The new government in Islamabad has wasted little time making clear its disapproval of Washington’s policy toward Pakistan and its strategy on counterterrorism. The visit by two top U.S. State Department officials on the same day the new Pakistani prime minister was sworn in was widely criticized (CNN) in Pakistan. New York Times correspondent Jane Perlez writes that the three-day trip by Deputy Secretary of State John D. Negroponte “turned out to be [a] series of indignities and chilly, almost hostile, receptions,” signaling challenges ahead in engaging Pakistan’s newly elected government.
Islamabad’s new leaders have asserted the decision-making process will now involve more than one man (Guardian), implying Washington will have to broaden its regular contacts within Pakistan beyond President Pervez Musharraf. The new government has also made it clear that it will no longer tolerate the death of civilians in anti-militant operations, and further, it prefers negotiating with militants as a strategy to counter extremism.
Yet while the Bush administration’s official statements stressed cooperation, the Washington Post reported it continued to step up unilateral strikes against suspected militant hideouts inside Pakistan’s tribal areas. The Post report says Washington wants to inflict as much damage as it can to al-Qaeda’s network inside Pakistan before the new government puts a stop to U.S. air strikes. CFR’s Daniel Markey says Pakistan’s government needs to come to grips with the threat posed by internal militants but he also cautions against any heavy-handed U.S. approach to the threat. “The last thing we ultimately want to do is alienate the Pakistanis for short-term benefits,” he says. “Killing another top-level [extremist] leader is probably not worth losing the relationship with Pakistan as a partner.”

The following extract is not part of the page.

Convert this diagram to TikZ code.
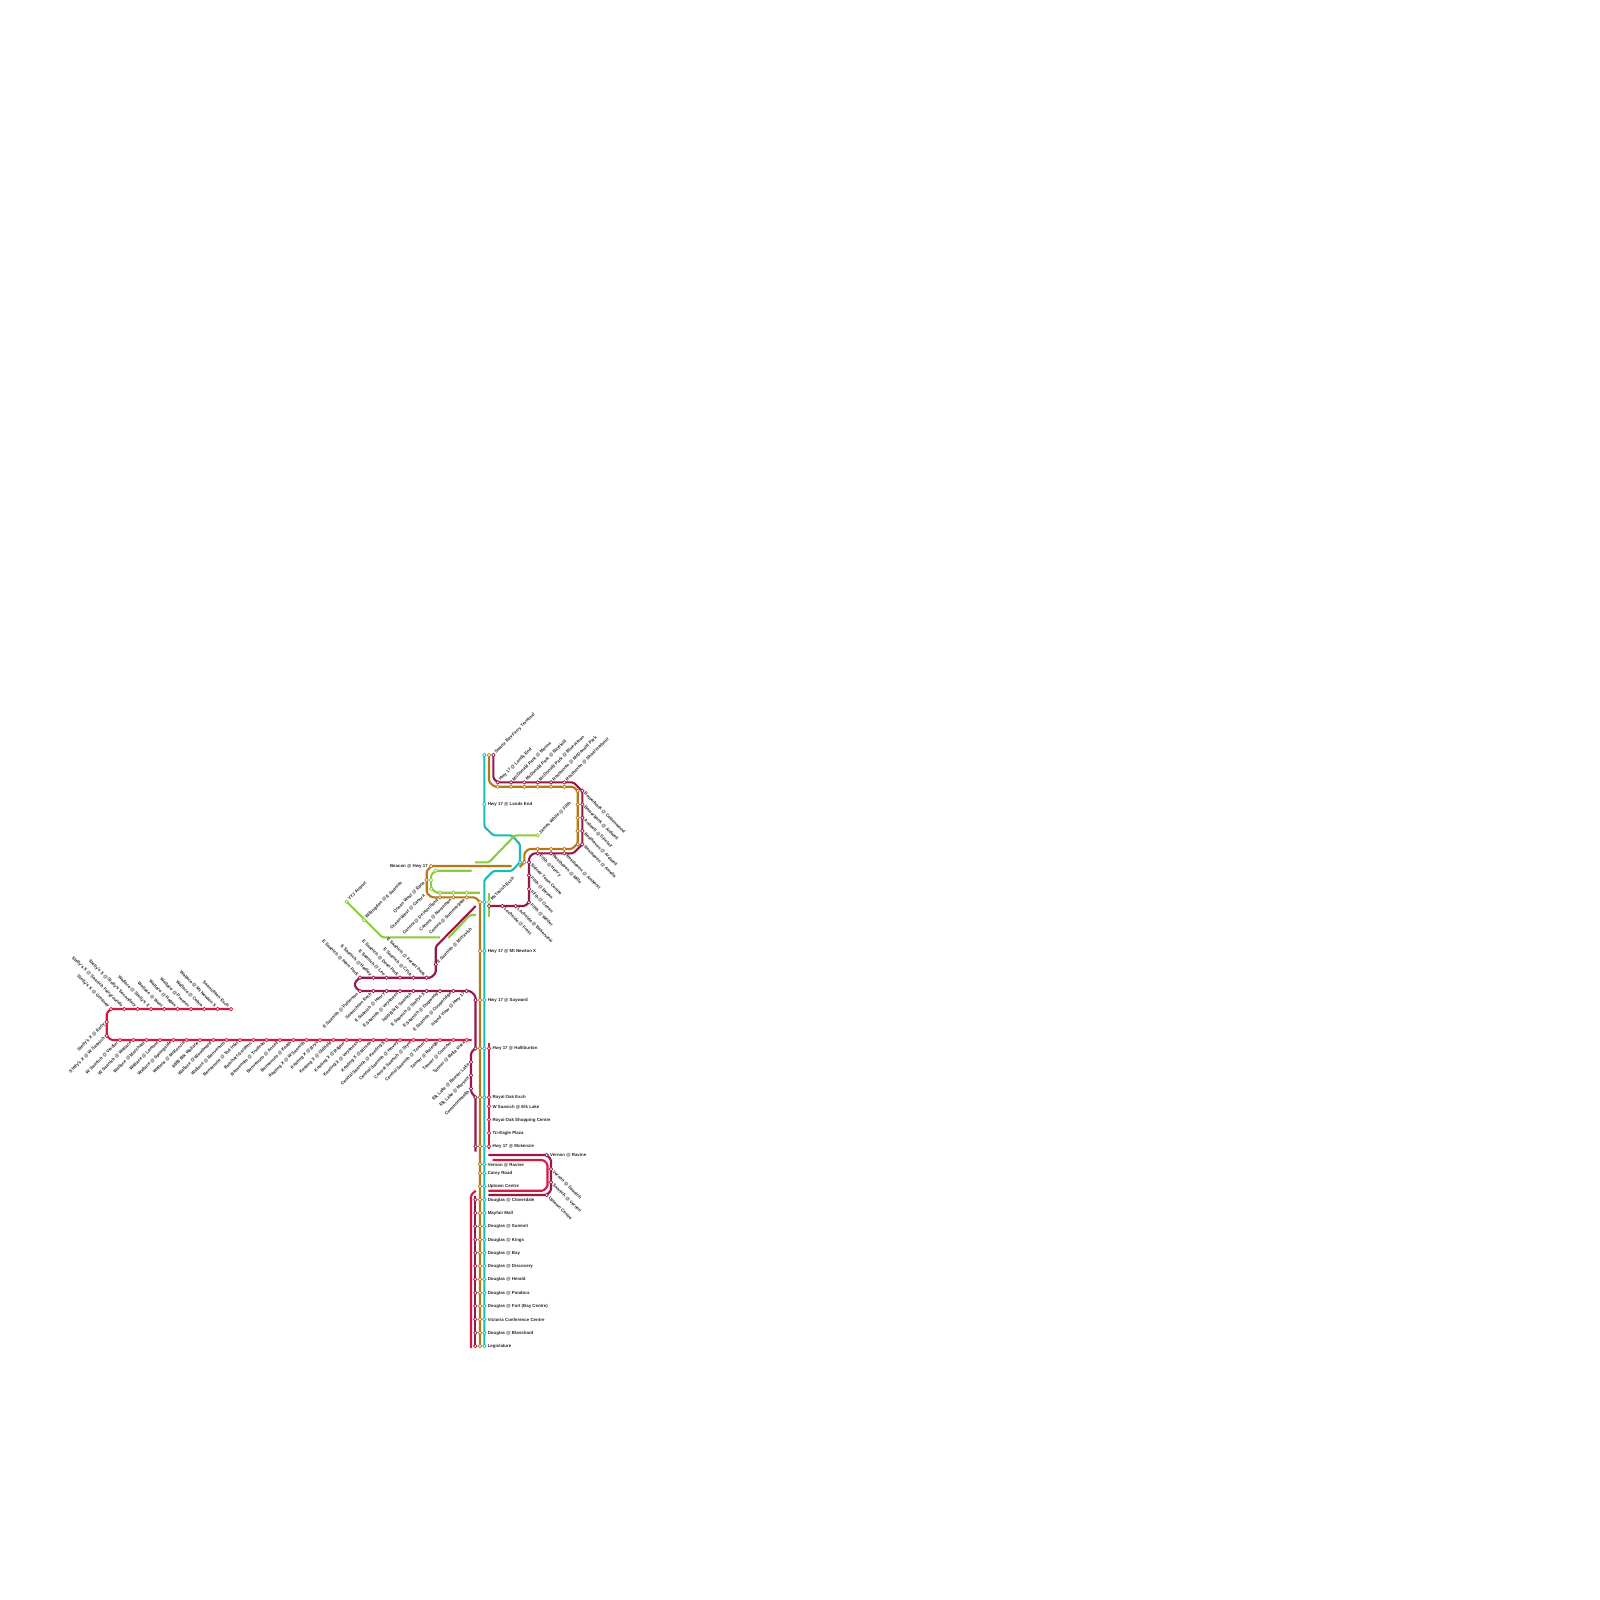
\documentclass[tikz,border=0pt]{standalone}
\usepackage{fontspec}
\setmainfont{Liberation Sans}
\usetikzlibrary{backgrounds}
\definecolor{cred}{HTML}{D9163F}
\definecolor{cmar}{HTML}{98174B}
\definecolor{cora}{HTML}{BB7613}
\definecolor{ctea}{HTML}{14BDB8}
\definecolor{cgre}{HTML}{8CCB3C}
\tikzset{
  stopmark/.style={circle,inner sep=0pt,minimum size=3.5pt,fill=white,line width=.7pt},
  txt/.style={inner sep=0pt,font=\fontsize{4.4}{5}\selectfont\bfseries,text=black!85},
  lne/.style={txt,xshift=2pt,yshift=2pt,rotate=45,anchor=west},
  lse/.style={txt,xshift=2.2pt,yshift=-2.2pt,rotate=-45,anchor=west},
  lnw/.style={txt,xshift=-2.2pt,yshift=2.2pt,rotate=-45,anchor=east},
  lsw/.style={txt,xshift=-2.2pt,yshift=-2.2pt,rotate=45,anchor=east},
  lee/.style={txt,xshift=3.3pt,yshift=-.5pt,anchor=west},
  lww/.style={txt,xshift=-3pt,yshift=-.5pt,anchor=east},
  route/.style={line width=2.1pt,rounded corners=1.5pt,line cap=butt,line join=round},
}
% name, colour, position, label style, text
\newcommand\stp[5]{\node[stopmark,draw=#2] (#1) at (#3) {}; \node[#4] (#1l) at (#1) {#5};}
\newcommand\dt[3]{\node[stopmark,draw=#2] (#1) at (#3) {};}
\begin{document}
\begin{tikzpicture}[x=1pt,y=-1pt]
\useasboundingbox (0,0) rectangle (1600,1600);
% ---- red, top row
\foreach \i/\x/\t in {1/111/Stelly's X @ Greaney,2/124.3/Stelly's X @ Saanich Fairgrounds,3/137.7/Stelly's X @ Stelly's Secondary,4/151/Wallace @ Stelly's X,5/164.3/Wallace @ West,6/177.7/Wallace @ Hagan,7/191/Wallace @ Prosser,8/204.3/Wallace @ Cobra,9/217.7/Wallace @ Mt Newton X,10/231/Saanichton Exch}
  {\stp{rt\i}{cred}{\x,1009}{lnw}{\t}}
\stp{re}{cred}{106.7,1022}{lsw}{Stelly's X @ Early}
\stp{rw}{cred}{106.7,1035.7}{lsw}{Stelly's X @ W Saanich}
% ---- red, bottom row
\foreach \i/\x/\t in {0/120/W Saanich @ Verdier,1/133.3/W Saanich @ Wallace,2/146.7/Wallace @ Marchant,3/160/Wallace @ Lamont,4/173.3/Wallace @ Springside,5/186.7/Wallace @ McKenzie,6/200/6880 Blk Wallace,7/213.3/Wallace @ Woodward,8/226.7/Wallace @ Benvenuto,9/240/Benvenuto @ Tod Inlet,10/253.3/Butchart Gardens,11/266.7/Benvenuto @ Trudeau,12/280/Benvenuto @ Ansell,13/293.3/Benvenuto @ Keath,14/306.7/Keating X @ W Saanich,15/320/Keating X @ Brys,16/333.3/Keating X @ Oldfield,17/346.7/Keating X @ Rajpur,18/360/Keating X @ Veyaness,19/373.3/Keating X @ Mitsch,20/386.7/Central Saanich @ Keating X,21/400/Central Saanich @ Hovey,22/413.3/Central Saanich @ Stym,23/426.7/Central Saanich @ Tanner,24/440/Tanner @ Raleigh,25/453.3/Tanner @ Conconi,26/466.7/Tanner @ Bella Vista}
  {\stp{rb\i}{cred}{\x,1040}{lsw}{\t}}
% ---- maroon, E Saanich rows
\foreach \i/\x/\t in {1/360/E Saanich @ Piers Park,2/373.3/E Saanich @ Hadley,3/386.7/E Saanich @ Lee,4/400/E Saanich @ Dean Park,5/413.3/E Saanich @ CFIA,6/426.7/E Saanich @ Forest Park}
  {\stp{mu\i}{cmar}{\x,977.7}{lnw}{\t}}
\stp{mmc}{cmar}{435.7,964.3}{lne}{E Saanich @ McTavish}
\foreach \i/\x/\t in {1/360/E Saanich @ Patterson,2/373.3/Saanichton Exch,3/386.7/E Saanich @ Henry,4/400/E Saanich @ Veyaness,5/413.3/7400 Blk E Saanich,6/426.7/E Saanich @ Stellys X,7/440/E Saanich @ Dogwood,8/453.3/E Saanich @ Cooperidge,9/466.7/Island View @ Hwy 17}
  {\stp{ml\i}{cmar}{\x,991}{lsw}{\t}}
% ---- maroon, Elk Lake branch
\stp{el1}{cmar}{471,1062}{lsw}{Elk Lake @ Beaver Lake}
\stp{el2}{cmar}{471,1075.3}{lsw}{Elk Lake @ Marsett}
\stp{el3}{cmar}{471,1088.7}{lsw}{Commonwealth}
% ---- trunk, upper part
\foreach \i/\y/\t in {1/951/Hwy 17 @ Mt Newton X,2/1000/Hwy 17 @ Sayward}
  {\dt{ou\i}{cora}{480,\y}\stp{tu\i}{ctea}{484.3,\y}{lee}{\t}}
\dt{mt2}{cmar}{475.5,1000}
\foreach \i/\y/\t in {3/1048.3/Hwy 17 @ Halliburton,4/1097.3/Royal Oak Exch,5/1106.3/W Saanich @ Elk Lake,6/1119.7/Royal Oak Shopping Centre,7/1133/Tri-Eagle Plaza,8/1146.3/Hwy 17 @ Mckenzie}
  {\stp{rm\i}{cred}{489,\y}{lee}{\t}}
\foreach \i/\y in {3/1048.3,4/1097.3,8/1146.3}
  {\dt{mt\i}{cmar}{475.5,\y}\dt{ot\i}{cora}{480,\y}\dt{tt\i}{ctea}{484.3,\y}}
% ---- trunk, Douglas
\foreach \i/\y/\t in {1/1164.3/Vernon @ Ravine,2/1173.3/Carey Road,3/1186.3/Uptown Centre}
  {\dt{od\i}{cora}{480,\y}\stp{td\i}{ctea}{484.3,\y}{lee}{\t}}
\foreach \i/\y/\t in {4/1199.7/Douglas @ Cloverdale,5/1213/Mayfair Mall,6/1226.3/Douglas @ Summit,7/1239.7/Douglas @ Kings,8/1252.7/Douglas @ Bay,9/1266/Douglas @ Discovery,10/1279.3/Douglas @ Herald,11/1292.7/Douglas @ Pandora,12/1306/Douglas @ Fort (Bay Centre),13/1319.3/Victoria Conference Centre,14/1332.7/Douglas @ Blanshard,15/1346/Legislature}
  {\dt{md\i}{cmar}{475.3,\y}\dt{od\i}{cora}{480,\y}\stp{td\i}{ctea}{484.3,\y}{lee}{\t}}
% ---- Vernon / Uptown loop
\stp{vr}{cmar}{546.7,1155}{lee}{Vernon @ Ravine}
\stp{vs}{cmar}{551,1169}{lse}{Vernon @ Saanich}
\stp{sv}{cmar}{551,1182.3}{lse}{Saanich @ Vernon}
\stp{uc}{cmar}{546.7,1195}{lse}{Uptown Centre}
% ---- north end
\stp{sw}{cmar}{493.3,755}{lne}{Swartz Bay Ferry Terminal}
\dt{swo}{cora}{489,755}
\dt{swt}{ctea}{484.3,755}
\stp{tle}{ctea}{484.3,804.3}{lee}{Hwy 17 @ Lands End}
\foreach \i/\x/\t in {1/497.7/Hwy 17 @ Lands End,2/511/McDonald Park @ Marina,3/524.3/McDonald Park @ Bayfield,4/537.7/McDonald Park @ Blue Heron,5/551/Resthaven @ McDonald Park,6/564.3/Resthaven @ Shoal Harbour}
  {\dt{otop\i}{cora}{\x,786.7}\stp{mtop\i}{cmar}{\x,782.3}{lne}{\t}}
\dt{or0}{cora}{577.7,791}
\foreach \i/\y in {1/804.3,2/817.7,3/831,4/844.3}{\dt{or\i}{cora}{577.7,\y}}
\foreach \i/\y/\t in {0/790.7/Bowerbank @ Cottonwood,1/804.3/Bowerbank @ Ardwell,2/817.7/Ardwell @ Sinclair,3/831/Resthaven @ Ardwell,4/844.3/Resthaven @ Amelia}
  {\stp{mr\i}{cmar}{582.3,\y}{lse}{\t}}
\foreach \i/\x/\t in {1/537.7/Fifth @ Henry,2/551/Resthaven @ Mills,3/564.3/Resthaven @ Amherst}
  {\dt{ob\i}{cora}{\x,849}\stp{mb\i}{cmar}{\x,853.3}{lse}{\t}}
\dt{oex}{cora}{524.3,862.3}
\dt{tex}{ctea}{520,862.3}
\foreach \i/\y/\t in {1/862.3/Sidney Town Centre,2/875.3/Fifth @ Bevan,3/889/Fifth @ Ocean,4/902.3/Fifth @ Weiler}
  {\stp{mf\i}{cmar}{529,\y}{lse}{\t}}
\dt{mlo0}{cmar}{489,906}
\stp{mlo1}{cmar}{502.3,906}{lse}{Lochside @ Frost}
\stp{mlo2}{cmar}{515.7,906}{lse}{Lochside @ Bakerview}
\stp{jw}{cgre}{537.7,835.3}{lne}{James White @ Fifth}
% ---- airport, Beacon, Canora
\stp{bh}{cora}{431,866}{lww}{Beacon @ Hwy 17}
\stp{oe}{cora}{426.7,880}{lsw}{Ocean West @ Epco}
\node[txt,rotate=45,anchor=east] (oc) at (424.5,895.2) {Ocean West @ Canora};
\foreach \i/\x/\t in {1/440/Canora @ De Havilland,2/453.3/Canora @ Norseman,3/466.7/Canora @ Summergate}
  {\dt{gc\i}{cgre}{\x,892.7}\stp{oc\i}{cora}{\x,897.3}{lsw}{\t}}
\dt{g0}{cgre}{435.7,870.7}
\dt{g1}{cgre}{431,880}
\dt{g2}{cgre}{431,889}
\stp{yyj}{cgre}{346.7,901.7}{lne}{YYJ Airport}
\stp{wil}{cgre}{364,920}{lne}{Willingdon @ E Saanich}
\dt{omt}{cora}{480,902}
\dt{tmt}{ctea}{484.3,902}
\stp{gmt}{cgre}{489,902}{lne}{McTavish Exch}
% ---- bends and free ends: red
\coordinate (a1) at (106.7,1013);
\coordinate (a2) at (106.7,1035.7);
\coordinate (a3) at (111,1040);
\coordinate (a4) at (471.7,1040);
\coordinate (f1) at (471,1195);
\coordinate (f2) at (475.7,1190.7);
\coordinate (f3) at (471,1348);
\coordinate (f4) at (489,1043.3);
\coordinate (f5) at (489,1149);
\coordinate (d1) at (492.7,1160);
\coordinate (d2) at (543.5,1160);
\coordinate (d3) at (547.5,1164);
\coordinate (d4) at (547.5,1186.7);
\coordinate (d5) at (543.5,1190.7);
\coordinate (d6) at (488.3,1190.7);
% maroon
\coordinate (b1) at (355,987);
\coordinate (b2) at (355,982);
\coordinate (b3) at (431,977.7);
\coordinate (b4) at (435.7,973);
\coordinate (b5) at (435.7,946.7);
\coordinate (b6) at (475.7,906);
\coordinate (c1) at (470.5,991);
\coordinate (c2) at (475.5,996);
\coordinate (c3) at (471,1052.5);
\coordinate (c4) at (471,1092);
\coordinate (c5) at (475.5,1151.7);
\coordinate (e1) at (488.3,1155);
\coordinate (e2) at (551,1159.3);
\coordinate (e3) at (551,1190.7);
\coordinate (e4) at (488.3,1195);
\coordinate (e5) at (475.3,1196);
\coordinate (h1) at (493.3,778.3);
\coordinate (h2) at (497.7,782.3);
\coordinate (h3) at (573.3,782.3);
\coordinate (h4) at (582.3,791);
\coordinate (h5) at (582.3,844.3);
\coordinate (h6) at (573.3,853.3);
\coordinate (h7) at (533.3,853.3);
\coordinate (h8) at (529,857.7);
\coordinate (h9) at (529,902.3);
\coordinate (h10) at (525,906);
% orange
\coordinate (k1) at (489,781.7);
\coordinate (k2) at (494.3,786.7);
\coordinate (k3) at (573.3,786.7);
\coordinate (k4) at (577.7,791);
\coordinate (k5) at (577.7,843.3);
\coordinate (k6) at (572,849);
\coordinate (k7) at (528.5,849);
\coordinate (k8) at (524.3,853.3);
\coordinate (k9) at (519.5,867);
\coordinate (n1) at (511.7,866);
\coordinate (n2) at (431.7,866);
\coordinate (n3) at (426.7,870.7);
\coordinate (n4) at (426.7,893);
\coordinate (n5) at (431.7,897.3);
\coordinate (n6) at (475,897.3);
\coordinate (n7) at (480,902);
% teal
\coordinate (t1) at (484.3,826.7);
\coordinate (t2) at (493.3,835.3);
\coordinate (t3) at (511.7,835.3);
\coordinate (t4) at (520,844.3);
\coordinate (t5) at (511.7,871);
\coordinate (t6) at (493.3,871);
\coordinate (t7) at (484.3,880);
% green
\coordinate (q1) at (515,835.3);
\coordinate (q2) at (489,862.3);
\coordinate (q3) at (475,862.3);
\coordinate (q4) at (471.7,870.7);
\coordinate (q5) at (431,875);
\coordinate (q6) at (431,888);
\coordinate (q7) at (436,892.7);
\coordinate (q8) at (480,892.7);
\coordinate (q9) at (382.3,937.3);
\coordinate (q10) at (440,937.3);
\coordinate (q11) at (448.3,938);
\coordinate (q12) at (470,915);
\coordinate (q13) at (476,915);
\coordinate (q14) at (489,892.7);
\coordinate (q15) at (489,916.7);
\begin{scope}[on background layer]
  % orange
  \draw[route,cora] (swo.center) -- (k1) -- (k2) -- (k3) -- (k4) -- (k5) -- (k6) -- (k7) -- (k8) -- (oex.center) -- (k9);
  \draw[route,cora] (n1) -- (n2) -- (n3) -- (n4) -- (n5) -- (n6) -- (n7) -- (od15.center);
  % maroon
  \draw[route,cmar] (sw.center) -- (h1) -- (h2) -- (h3) -- (h4) -- (h5) -- (h6) -- (h7) -- (h8) -- (h9) -- (h10) -- (mlo0.center);
  \draw[route,cmar] (b6) -- (b5) -- (b4) -- (b3) -- (mu1.center) -- (b2) -- (b1) -- (ml1.center) -- (c1) -- (c2) -- (mt3.center) -- (c3) -- (c4) -- (mt4.center) -- (c5);
  \draw[route,cmar] (e5) -- (md15.center);
  \draw[route,cmar] (e1) -- (vr.center) -- (e2) -- (e3) -- (uc.center) -- (e4);
  % red
  \draw[route,cred] (rt10.center) -- (rt1.center) -- (a1) -- (a2) -- (a3) -- (a4);
  \draw[route,cred] (f4) -- (f5);
  \draw[route,cred] (f2) -- (f1) -- (f3);
  \draw[route,cred] (d1) -- (d2) -- (d3) -- (d4) -- (d5) -- (d6);
  % teal
  \draw[route,ctea] (swt.center) -- (t1) -- (t2) -- (t3) -- (t4) -- (tex.center) -- (t5) -- (t6) -- (t7) -- (td15.center);
  % green
  \draw[route,cgre] (jw.center) -- (q1) -- (q2) -- (q3);
  \draw[route,cgre] (q4) -- (g0.center) -- (q5) -- (q6) -- (q7) -- (q8);
  \draw[route,cgre] (yyj.center) -- (q9) -- (q10);
  \draw[route,cgre] (q11) -- (q12) -- (q13);
  \draw[route,cgre] (q14) -- (q15);
\end{scope}
\end{tikzpicture}
\end{document}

Experts say a shift in Pakistan’s counterterrorism strategy could be worrisome for Washington at a time when militants from Pakistan’s tribal areas continue to feed instability across the border, posing challenges to the NATO alliance in Afghanistan (NPR). Some have questioned Pakistan’s willingness to fight this war. Matthew Cole, writing in Salon, revisits charges that Pakistani security forces have been abusing U.S. aid by double-dealing and assisting Taliban forces, allegations denied by Pakistani officials.
For much of the Bush administration, U.S. policy toward Pakistan has hinged on supporting Musharraf. “One of the chief drivers of Bush’s foreign policy has been the president’s own tendency to personalize diplomacy,” writes Joshua Kurlantzick in the New Republic. This approach is drawing some critics in Washington and has been singled out by front-runners in the U.S. presidential campaign. Senators Barack Obama (D-IL) and Hillary Clinton (D-NY) have both been critical of Bush’s policy and have advocated moving away from Musharraf. They have also said that future U.S. policy toward Pakistan must focus on economic aid that extends beyond counterterrorism efforts. The presumptive Republican nominee for president, Sen. John McCain (R-AZ), has also pressed for economic development and education in Pakistan.
While this may signal a more comprehensive strategy for a future Pakistan policy, experts say Washington has to walk a bit of a tightrope in the country. No matter who calls the shots in Islamabad, the Pakistani army and its intelligence services remain important players in the U.S.-led “war on terror.” Pakistani journalist Ayaz Amir writes in Pakistan-based The News that the “rethinking of the American alliance will have to come as much from General Headquarters as from the new National Assembly.” The U.S. government has a long-standing relationship with Pakistan’s military, as this timeline shows, and experts say it’s unlikely the Pakistani army will be willing to cut these ties or forego U.S aid.